Townes didn't think too much about it until he "came down on somebody's foot and also bumped knees with somebody" against Texas State last Tuesday.
Limited to just 12 minutes in that game, Townes underwent an MRI exam the next day.
"Darian's knee has no structural damage, but it's affecting him some," Arkansas coach Stan Heath said on Monday. "We had a very intense practice Sunday -- about two hours and 15 minutes -- and he grimaced toward the end, so I took him out."
Heath anticipates that Townes should be available to start against Missouri State on Thursday night in Bud Walton Arena, but he cautioned, "If he's having trouble matching their perimeter players flying down the court, we may have to adjust."
The upstart Bears, 6-0, are ranked sixth in the latest Sagarin Index, and Heath said, "I believe they're an NCAA Tournament team."
Townes, a confident sort, said, "We think we can get a lot of rebounds off Missouri State."
That's if Bears guard Blake Ahearn and his 3-point shooting buddies have a cooler night from behind the arc than Arkansas' last two opponents.
Ahearn averages 21.2 points per game and has made 52.1 percent of his 3-point tries.
"Ahearn is as good a shooter as I've seen," Heath said. "Missouri State is good in transition and they spread you out. Our defense will be challenged."
Heath noted that Arkansas' last two opponents -- Missouri and Texas State --came in shooting only around 30 percent on threes, yet both torched the Hogs (6-2) from long range in close losses.
"Part of me thinks it was good fortune," Heath said. "Both of those teams were loosey-goosey and they got hot."
Big 12 Views
Missouri (3-3) followed its 66-63 loss to Arkansas with another road loss at Davidson, before squeaking past Texas A&M-Commerce by one point at home on Saturday.
Quin Snyder, the embattled Tigers coach, said Monday on a Big 12 teleconference call that his team needs to play the way it did against Arkansas.
"In that game we played really physical, pressure defense, and we were discriminating on offense with five guys touching the ball and working together," Snyder said.
Mizzou is down in home attendance this season, partly, Snyder said, because of a loss to Sam Houston State in the Tigers' home opener and partly because all the Missouri games are televised.
Both Snyder and Oklahoma State coach Eddie Sutton were asked about the success that so-called lesser conferences have had against some power-conference teams this season.
"Some of those leagues have a chip on their shoulder, and they play that way," Snyder said. "A Sam Houston State kid had a career game against us.
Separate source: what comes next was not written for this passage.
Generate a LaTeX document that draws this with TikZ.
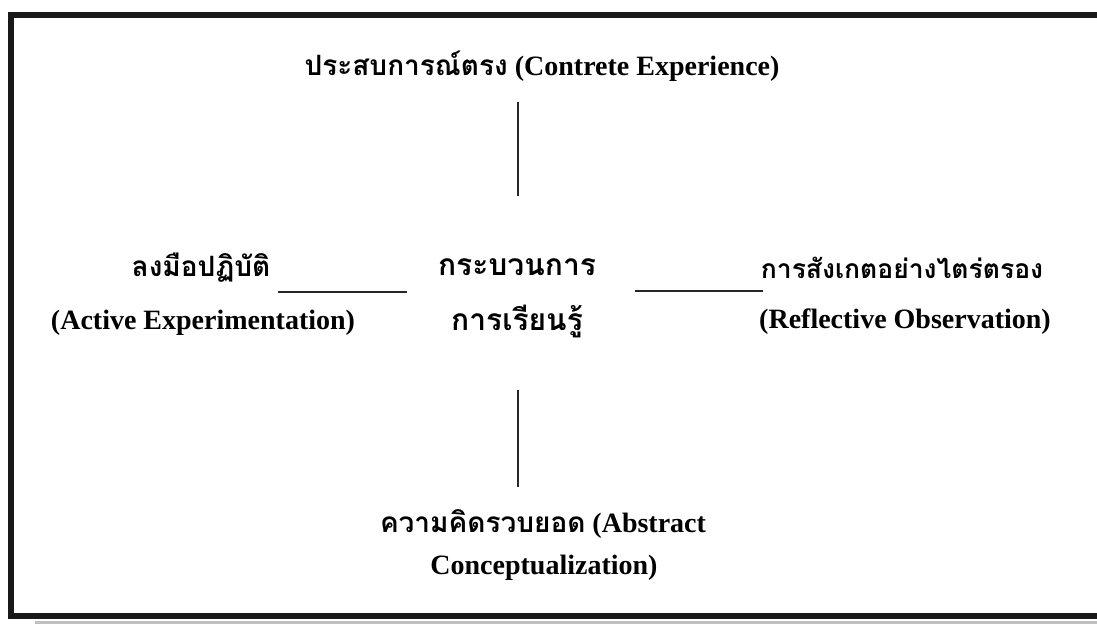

Also, those leagues don't lose guys to the pros early, and they tend to have junior- and senior-laden teams."
Sutton added, "Sometimes they can really point for a team from one of the bigger conferences."
Through Saturday's games, the Big 10 had the best conference RPI, followed by the Big East, the Atlantic Coast Conference, the Southeastern Conference, the Missouri Valley and the Big 12. The Colonial Conference was seventh, followed by the Atlantic 10, the Western Athletic Conference and the Pacific 10.
Besides Missouri State's success, other Missouri Valley teams Indiana State and Northern Iowa boast wins over Indiana and Iowa, respectively, this season.
Sutton On Morrison
Although Oklahoma State limited Gonzaga forward Adam Morrison to 4 of 12 floor shots until Morrison made his last two to help the Zags nip OSU by two points at home on Saturday, Sutton was impressed.
"I'm not sure there's any better perimeter player in the country," Sutton said. "Morrison moves better without the ball than anyone I've seen in a long while. He's constant motion. Some good offensive players, away from the ball, should be charged admission."
Counting 11 of 15 free throws, Morrison totaled 25 points against OSU.
"With two minutes left, Gonzaga had shot 31 free throws to our four," Sutton noted. "At the end, it was 31 to 7."
All in all, Sutton said the young Cowboys team showed some good signs.
"We're still having growing pains, but I knew we would be up and down," he said.
Modica Is Game
Hogs senior guard Jonathon Modica, who guarded Missouri standout Thomas Gardner and outscored him 19-11, may get a chance to go head to head against Ahearn also.
"I always accept the challenge," Modica said. "I don't back down from anybody. I know he's a good player, but I'm a good player also. I'm just glad coach Heath has confidence in me, and I think I've shown I've gotten better defensively."
Heath cited Modica's "attention to detail" this season as the difference in his defensive play.